# Two subsets of the spectrum, do they agree?

Let $H$ be a Hilbert space and $A:H\supset \text{dom}(A)\rightarrow H$ be a self-adjoint and unbounded operator defined on some dense subset $\text{dom}(A)\subset H$. Further, let $\sigma(A)\subset\mathbb{R}$ denote the spectrum of $A$. In my lecture, we defined two subsets of $\sigma(A)$ and denoted them by the same letter, namely:

$$1) \quad \mathcal{C}:=\lbrace \lambda\in\mathbb{R}: \text{Im}(T-\lambda\cdot I)\neq \overline{ \text{Im}(T-\lambda\cdot I)} \rbrace.$$

On the other hand, he showed $H=P\oplus P^{\perp}$, where $P$ denotes the closure of the subspace spanned by all eigenspaces of $A$. Moreover, because $A( P^{\perp})\subset P^{\perp}$, $A$ induces a unique operator $A_{\vert P^{\perp}}P^{\perp}\supset \text{dom}(A_{\vert P^{\perp}})\rightarrow P^{\perp}$ in $P^{\perp}$ with $\text{dom}(A_{\vert P^{\perp}}):=\text{dom}(A)\cap P^{\perp}$. Thus we defined

$$2)\quad \mathcal{C}:=\sigma(A_{\vert P^{\perp}}).$$

I am confused now. Both definitions look different, but we used the same letter as if both objects were the same. Are both sets equal, or are they indeed different?

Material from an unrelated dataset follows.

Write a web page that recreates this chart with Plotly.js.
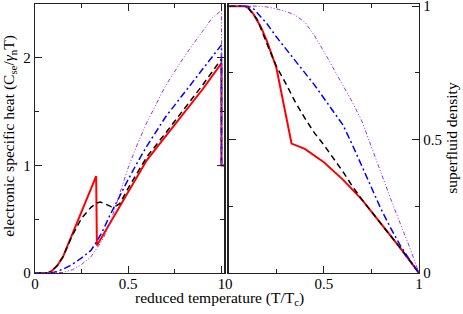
<!DOCTYPE html>
<html>
<head>
<meta charset="utf-8">
<script src="https://cdn.plot.ly/plotly-3.0.1.min.js"></script>
<style>html,body{margin:0;padding:0;background:#fff;}#plot{width:463px;height:314px;}</style>
</head>
<body>
<div id="plot"></div>
<script>
// Left panel: electronic specific heat vs reduced temperature
const cRedT = [0, 0.05, 0.07, 0.09, 0.12, 0.15, 0.2, 0.25, 0.3, 0.328, 0.332, 0.4, 0.45, 0.5, 0.5625, 0.6, 0.7, 0.8, 0.9, 1.0, 1.0, 1.015];
const cRedV = [0, 0, 0, 0.02, 0.07, 0.15, 0.36, 0.56, 0.77, 0.9, 0.256, 0.46, 0.61, 0.76, 0.935, 1.05, 1.27, 1.49, 1.71, 1.95, 1.0, 1.0];
const cBlackT = [0, 0.05, 0.07, 0.09, 0.12, 0.15, 0.2, 0.25, 0.3, 0.33, 0.35, 0.38, 0.41, 0.43, 0.455, 0.5, 0.6, 0.7, 0.8, 0.9, 1.0, 1.0, 1.015];
const cBlackV = [0, 0, 0, 0.02, 0.07, 0.15, 0.35, 0.51, 0.61, 0.65, 0.66, 0.64, 0.615, 0.62, 0.645, 0.79, 1.08, 1.30, 1.52, 1.75, 1.99, 1.0, 1.0];
const cBlueT = [0, 0.08, 0.1, 0.15, 0.2, 0.25, 0.3, 0.33, 0.36, 0.4, 0.42, 0.45, 0.5, 0.55, 0.6, 0.7, 0.8, 0.9, 0.95, 1.0, 1.0, 1.015];
const cBlueV = [0, 0, 0.005, 0.035, 0.08, 0.14, 0.21, 0.29, 0.38, 0.53, 0.6, 0.7, 0.87, 1.03, 1.18, 1.45, 1.67, 1.89, 2.0, 2.12, 1.0, 1.0];
const cVioT = [0, 0.12, 0.15, 0.2, 0.25, 0.3, 0.33, 0.36, 0.4, 0.42, 0.45, 0.5, 0.55, 0.6, 0.7, 0.8, 0.9, 0.95, 1.0, 1.0, 1.015];
const cVioV = [0, 0, 0.005, 0.03, 0.08, 0.15, 0.22, 0.3, 0.45, 0.56, 0.72, 0.98, 1.2, 1.4, 1.74, 2.01, 2.25, 2.37, 2.44, 1.0, 1.0];

// Right panel: superfluid density vs reduced temperature
const rRedT = [0, 0.08, 0.1, 0.13, 0.17, 0.2, 0.25, 0.3, 0.33, 0.4, 0.5, 0.6, 0.7, 0.8, 0.9, 1.0];
const rRedV = [1, 1, 0.995, 0.97, 0.92, 0.87, 0.77, 0.59, 0.485, 0.465, 0.415, 0.35, 0.275, 0.185, 0.095, 0];
const rBlackT = [0, 0.08, 0.1, 0.15, 0.2, 0.25, 0.3, 0.35, 0.4, 0.45, 0.5, 0.55, 0.6, 0.65, 0.7, 0.8, 0.9, 1.0];
const rBlackV = [1, 1, 0.995, 0.95, 0.86, 0.775, 0.71, 0.64, 0.58, 0.525, 0.48, 0.43, 0.38, 0.325, 0.275, 0.185, 0.095, 0];
const rBlueT = [0, 0.1, 0.13, 0.17, 0.2, 0.25, 0.3, 0.345, 0.4, 0.45, 0.5, 0.55, 0.6, 0.65, 0.7, 0.75, 0.8, 0.85, 0.9, 0.95, 1.0];
const rBlueV = [1, 1, 0.99, 0.96, 0.935, 0.885, 0.84, 0.8, 0.75, 0.705, 0.655, 0.605, 0.555, 0.48, 0.4, 0.32, 0.24, 0.17, 0.105, 0.05, 0];
const rVioT = [0, 0.15, 0.2, 0.25, 0.3, 0.345, 0.4, 0.45, 0.5, 0.55, 0.6, 0.65, 0.7, 0.75, 0.8, 0.85, 0.9, 0.95, 1.0];
const rVioV = [1, 1, 0.997, 0.99, 0.98, 0.968, 0.94, 0.89, 0.83, 0.765, 0.7, 0.64, 0.569, 0.47, 0.375, 0.28, 0.188, 0.098, 0];

const xTickVals = [0, 0.5, 1];
const xTickText = ['0', '0.5', '1'];
const leftYTickVals = [0, 1, 2];
const rightYTickVals = [0, 0.5, 1];
const rightYTickText = ['0', '0.5', '1'];

const FONT = 'Liberation Serif, Times New Roman, serif';
const RED = '#ff0000', BLACK = '#000000', BLUE = '#0000ff', VIO = '#9b30e8';

function tr(x, y, xa, ya, color, width, dash) {
  return {x: x, y: y, xaxis: xa, yaxis: ya, type: 'scatter', mode: 'lines',
    line: {color: color, width: width, dash: dash}, showlegend: false, hoverinfo: 'skip'};
}

const data = [
  tr(cRedT, cRedV, 'x', 'y', RED, 2, 'solid'),
  tr(cBlackT, cBlackV, 'x', 'y', BLACK, 1.5, '6px,4px'),
  tr(cBlueT, cBlueV, 'x', 'y', BLUE, 1.5, '7px,3px,2px,3px'),
  tr(cVioT, cVioV, 'x', 'y', VIO, 1, '4px,2px,1px,2px,1px,2px'),
  tr(rRedT, rRedV, 'x2', 'y2', RED, 2, 'solid'),
  tr(rBlackT, rBlackV, 'x2', 'y2', BLACK, 1.5, '6px,4px'),
  tr(rBlueT, rBlueV, 'x2', 'y2', BLUE, 1.5, '7px,3px,2px,3px'),
  tr(rVioT, rVioV, 'x2', 'y2', VIO, 1, '4px,2px,1px,2px,1px,2px')
];

const axBase = {
  showgrid: false, zeroline: false, showline: true, mirror: 'allticks',
  linecolor: '#222', linewidth: 1.3, ticks: 'inside', ticklen: 7, tickwidth: 1, tickcolor: '#222',
  tickfont: {family: FONT, size: 15, color: '#000'}, fixedrange: true, ticklabeloverflow: 'allow'
};

const layout = {
  width: 463, height: 314,
  margin: {l: 35, r: 43.5, t: 3.5, b: 41.3, pad: 0},
  paper_bgcolor: '#fff', plot_bgcolor: '#fff',
  font: {family: FONT, size: 15, color: '#000'},
  xaxis: Object.assign({}, axBase, {domain: [0, 0.4929], range: [0, 1.015], anchor: 'y',
    tickmode: 'array', tickvals: xTickVals, ticktext: xTickText, ticklabelstandoff: -3,
    minor: {tickmode: 'array', tickvals: [0.25, 0.75], ticks: 'inside', ticklen: 4, tickcolor: '#222'}}),
  yaxis: Object.assign({}, axBase, {domain: [0, 1], range: [0, 2.5], anchor: 'x',
    tickmode: 'array', tickvals: leftYTickVals, ticktext: leftYTickVals.map(String),
    minor: {tickmode: 'array', tickvals: [0.5, 1.5], ticks: 'inside', ticklen: 4, tickcolor: '#222'}}),
  xaxis2: Object.assign({}, axBase, {domain: [0.5046, 1], range: [0, 1], anchor: 'y2',
    tickmode: 'array', tickvals: xTickVals, ticktext: xTickText, ticklabelstandoff: -3,
    minor: {tickmode: 'array', tickvals: [0.25, 0.75], ticks: 'inside', ticklen: 4, tickcolor: '#222'}}),
  yaxis2: Object.assign({}, axBase, {domain: [0, 1], range: [0, 1.008], anchor: 'x2', side: 'right',
    tickmode: 'array', tickvals: rightYTickVals, ticktext: rightYTickText,
    minor: {tickmode: 'array', tickvals: [0.25, 0.75], ticks: 'inside', ticklen: 4, tickcolor: '#222'}}),
  annotations: [
    {text: 'reduced temperature (T/T<sub>c</sub>)', xref: 'paper', yref: 'paper', x: 0.481, y: -0.094,
     xanchor: 'center', yanchor: 'middle', showarrow: false, font: {family: FONT, size: 15.5}},
    {text: 'electronic specific heat (C<sub>se</sub>/<i>γ</i><sub>n</sub>T)', xref: 'paper', yref: 'paper',
     x: -0.065, y: 0.51, xanchor: 'center', yanchor: 'middle', textangle: -90, showarrow: false,
     font: {family: FONT, size: 15.5}},
    {text: 'superfluid density', xref: 'paper', yref: 'paper', x: 1.0845, y: 0.504,
     xanchor: 'center', yanchor: 'middle', textangle: -90, showarrow: false, font: {family: FONT, size: 15.5}}
  ]
};

Plotly.newPlot('plot', data, layout, {staticPlot: true, displayModeBar: false});
</script>
</body>
</html>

I would appreciate if you help clarifying my confusion!

Assume that $\text{Im}(A-\lambda I)\neq \overline{ \text{Im}(A-\lambda I)}$. We may assume that $\lambda$ is not an eigenvalue, because even if it is, we can work on the restriction of $A$ to the orthogonal of $\ker(A-\lambda I)$. Then $A-\lambda I$ is not bounded below: because a bounded-below selfadjoint operator is injective, so it has dense range, and a bounded-below operator with dense range is surjective). So there exists a sequence $\{x_n\}$ with $\|x_n\|=1$ for all $n$, and such that $(A-\lambda I)x_n\to0$. If $v\in P$ is an eigenvector with nonzero eigenvalue $\mu\ne\lambda$, then $$\langle x_n,v\rangle=\frac1\mu\,\langle x_n,Av\rangle=\frac1\mu\,\langle Ax_n,v\rangle.$$ So $$\left(1-\frac\lambda\mu\right)\,\langle x_n,v\rangle\to0,$$ which implies $\langle x_n,v\rangle\to0$. This means that if we write $x_n=y_n+z_n$, with $y_n\in P$ and $z_n\in P^\perp$, we have $y_n\to0$. Thus $(A-\lambda I)z_n\to0$ with $\|z_n\|\to1$, implying that $\lambda\in\sigma(A|_{P^\perp})$.
If $\mu=0$ the reasoning is similar: $$0=\langle x_n,Av\rangle = \langle Ax_n,v\rangle,$$ so $\lambda \langle x_n,v\rangle\to0$, and $\lambda\ne\mu=0$.
Conversely, if $\lambda\in\sigma(A|_{P^\perp})$, we know that $\lambda$ is not an eigenvalue (because then it would be an eigenvalue for $A$). As $A|_{P\perp}$ is selfadjoint, any element of its spectrum that is not an eigenvalue is an approximate eigenvalue. So there exists a sequence $\{z_n\}$ with $\|z_n\|=1$ for all $n$, and $(A-\lambda I)z_n\to0$. This shows that $A-\lambda I$ is not bounded below, and so $$\text{Im}(A-\lambda I)\neq \overline{ \text{Im}(A-\lambda I)} .$$ This is because if $\text{Im}(A-\lambda I)=\overline{ \text{Im}(A-\lambda I)}$, the operator $(A-\lambda I)|_{ker(A-\lambda I)^\perp}$ is bijective onto its image, and thus invertible, thus bounded below.